The Paramount remained Charlottesville’s crown jewel until 1974 when its doors closed for good. Even as the lights dimmed on the marquee, the theater was not forgotten. Almost from that moment, efforts were launched to save the theater from real and constant threats of demolition.
In 1992, the non-profit Paramount Theater, Inc. purchased the building. With a grant from the City of Charlottesville, the work began. The initial project – restoring the Main Street marquee – was selected for maximum visibility. After the marquee’s structure and finishes were examined, microanalysis of the paint determined original colors. At midnight on that New Year’s Eve, the marquee’s lights shone brightly on Main Street for the first time in a decade. The Paramount seemed ready to begin life anew.
Progress continued with the hiring of Washington architectural firm Martinez & Johnson Architecture, in partnership with Charlottesville firm Bushman Dreyfus Architects. The 16.2 million dollar project includes not only the meticulous restoration of the theater, but also the creation of new facilities enabling The Paramount to step into its new role as a regional performing arts center – a modified fly loft, backstage areas, orchestra pit, and a three-story annex building with computerized box office, ballroom and meeting spaces, and a community rehearsal room.
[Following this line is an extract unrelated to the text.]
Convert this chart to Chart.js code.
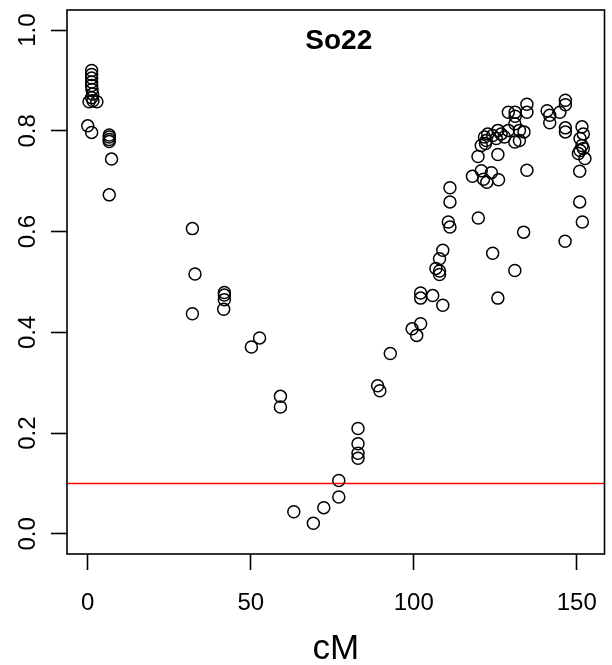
<!DOCTYPE html>
<html>
<head>
<meta charset="utf-8">
<script src="https://cdn.jsdelivr.net/npm/chart.js@4"></script>
<style>
  body { margin: 0; background: #fff; }
  canvas { display: block; }
</style>
</head>
<body>
<canvas id="scan" width="612" height="665"></canvas>
<script>
const chartTitle = "So22";
const xLabel = "cM";
const threshold = 0.1;
const xTicks = [0, 50, 100, 150];
const yTicks = [0, 0.2, 0.4, 0.6, 0.8, 1.0];

// marker positions (cM)
const positions = [
    1.2, 1.2, 1.2, 1.2, 1.2, 1.3, 1.5, 1.2, 0.4, 2.8, 1.6,
    0.0, 1.2,
    6.6, 6.6, 6.6, 6.6, 7.3, 6.6,
    32.1, 32.9, 32.1,
    41.9, 41.9, 41.9, 41.7,
    50.2, 52.7, 59.1, 59.1,
    63.2, 69.2, 72.4, 77.0, 77.0,
    82.9, 82.9, 82.9, 82.9,
    88.9, 89.6, 92.8,
    99.5, 100.9, 102.1,
    102.1, 102.1, 105.8, 108.9,
    106.8, 107.9, 107.9, 107.9, 108.9,
    111.1, 111.1, 110.6, 111.1,
    118.0, 119.8, 120.7, 121.4, 122.4, 123.8, 126.0,
    124.2, 125.8, 131.0, 133.7, 134.7,
    119.7, 125.8, 120.7,
    121.7, 122.7, 122.2, 124.2, 125.8, 126.8, 127.8, 125.3, 122.0,
    129.0, 131.1, 131.1, 134.7, 134.7,
    131.0, 131.0, 133.8, 132.4, 132.4, 129.0,
    140.9, 141.7, 141.7, 144.8, 146.5, 146.5, 146.5, 146.5,
    146.4, 150.9, 150.9, 151.7,
    151.6, 152.0, 151.0, 151.6, 151.0, 152.0, 152.5, 150.5
];

// values at each marker
const pValues = [
    0.920, 0.912, 0.905, 0.897, 0.890, 0.882, 0.873, 0.866, 0.858, 0.858, 0.860,
    0.810, 0.797,
    0.792, 0.788, 0.783, 0.779, 0.744, 0.673,
    0.606, 0.516, 0.437,
    0.479, 0.474, 0.465, 0.446,
    0.371, 0.389, 0.273, 0.252,
    0.044, 0.021, 0.052, 0.073, 0.106,
    0.209, 0.179, 0.160, 0.150,
    0.294, 0.284, 0.358,
    0.407, 0.394, 0.417,
    0.478, 0.468, 0.473, 0.454,
    0.527, 0.522, 0.515, 0.546, 0.563,
    0.687, 0.659, 0.619, 0.609,
    0.710, 0.627, 0.721, 0.704, 0.698, 0.717, 0.703,
    0.557, 0.468, 0.523, 0.599, 0.722,
    0.749, 0.753, 0.771,
    0.788, 0.794, 0.781, 0.791, 0.801, 0.794, 0.788, 0.785, 0.775,
    0.837, 0.837, 0.829, 0.853, 0.837,
    0.814, 0.778, 0.798, 0.801, 0.781, 0.801,
    0.840, 0.831, 0.816, 0.837, 0.861, 0.852, 0.806, 0.798,
    0.581, 0.720, 0.659, 0.619,
    0.808, 0.794, 0.785, 0.771, 0.761, 0.765, 0.745, 0.755
];

var points = []
positions.forEach((cm, i) => {
    points.push({ x: cm, y: pValues[i] })
});

const FONT = "'Liberation Sans', Arial, sans-serif";

// box, threshold line, rotated y labels, title, axis label
const extras = {
    id: 'extras',
    beforeDatasetsDraw(chart) {
        const ctx = chart.ctx;
        const a = chart.chartArea;
        const y = chart.scales.y.getPixelForValue(threshold);
        ctx.save();
        ctx.strokeStyle = '#ff0000';
        ctx.lineWidth = 1.6;
        ctx.beginPath();
        ctx.moveTo(a.left, y);
        ctx.lineTo(a.right, y);
        ctx.stroke();
        ctx.restore();
    },
    afterDraw(chart) {
        const ctx = chart.ctx;
        const a = chart.chartArea;
        ctx.save();
        ctx.strokeStyle = '#000';
        ctx.lineWidth = 1.6;
        ctx.strokeRect(a.left, a.top, a.right - a.left, a.bottom - a.top);

        ctx.fillStyle = '#000';
        ctx.font = "24px " + FONT;
        ctx.textAlign = 'center';
        ctx.textBaseline = 'alphabetic';
        yTicks.forEach(v => {
            const py = chart.scales.y.getPixelForValue(v);
            ctx.save();
            ctx.translate(a.left - 32, py);
            ctx.rotate(-Math.PI / 2);
            ctx.fillText(v.toFixed(1), 0, 0);
            ctx.restore();
        });
        xTicks.forEach(v => {
            const px = chart.scales.x.getPixelForValue(v);
            ctx.fillText(String(v), px, a.bottom + 56);
        });

        ctx.font = "35px " + FONT;
        ctx.fillText(xLabel, (a.left + a.right) / 2, 659);

        ctx.font = "bold 28px " + FONT;
        ctx.fillText(chartTitle, (a.left + a.right) / 2 + 3, a.top + 39);
        ctx.restore();
    }
};

const data = {
    datasets: [{
        label: chartTitle,
        data: points,
        showLine: false,
        pointStyle: 'circle',
        pointRadius: 6,
        pointBorderWidth: 1.5,
        pointBorderColor: '#000',
        pointBackgroundColor: 'rgba(0,0,0,0)'
    }]
};

const config = {
    type: 'scatter',
    data: data,
    plugins: [extras],
    options: {
        responsive: false,
        animation: false,
        devicePixelRatio: 1,
        layout: { padding: { top: 10, right: 1, left: 0, bottom: 0 } },
        plugins: {
            legend: { display: false },
            tooltip: { enabled: false }
        },
        scales: {
            x: {
                type: 'linear',
                min: -6.36,
                max: 158.5,
                afterBuildTicks: s => { s.ticks = xTicks.map(v => ({ value: v })) },
                afterFit: s => { s.height = 111 },
                ticks: { display: false },
                border: { display: false },
                grid: {
                    drawOnChartArea: false,
                    drawTicks: true,
                    tickLength: 16,
                    tickWidth: 1.6,
                    color: '#000'
                }
            },
            y: {
                type: 'linear',
                min: -0.04,
                max: 1.04,
                afterBuildTicks: s => { s.ticks = yTicks.map(v => ({ value: v })) },
                afterFit: s => { s.width = 67 },
                ticks: { display: false },
                border: { display: false },
                grid: {
                    drawOnChartArea: false,
                    drawTicks: true,
                    tickLength: 16,
                    tickWidth: 1.6,
                    color: '#000'
                }
            }
        }
    }
};

const myChart = new Chart(document.getElementById('scan'), config);
</script>
</body>
</html>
Restored to its former glory, The Paramount Theater opened its doors to the public once more on December 15, 2004 – more than thirty years after it had closed. The theater is again a gathering place for Charlottesville and the region. Because of the efforts of so many – the architects, engineers, contractors, contributors, staff, volunteers, and of course the wonderful community who has shown such enduring support – The Paramount is not only a place to remember the past, but to celebrate the future.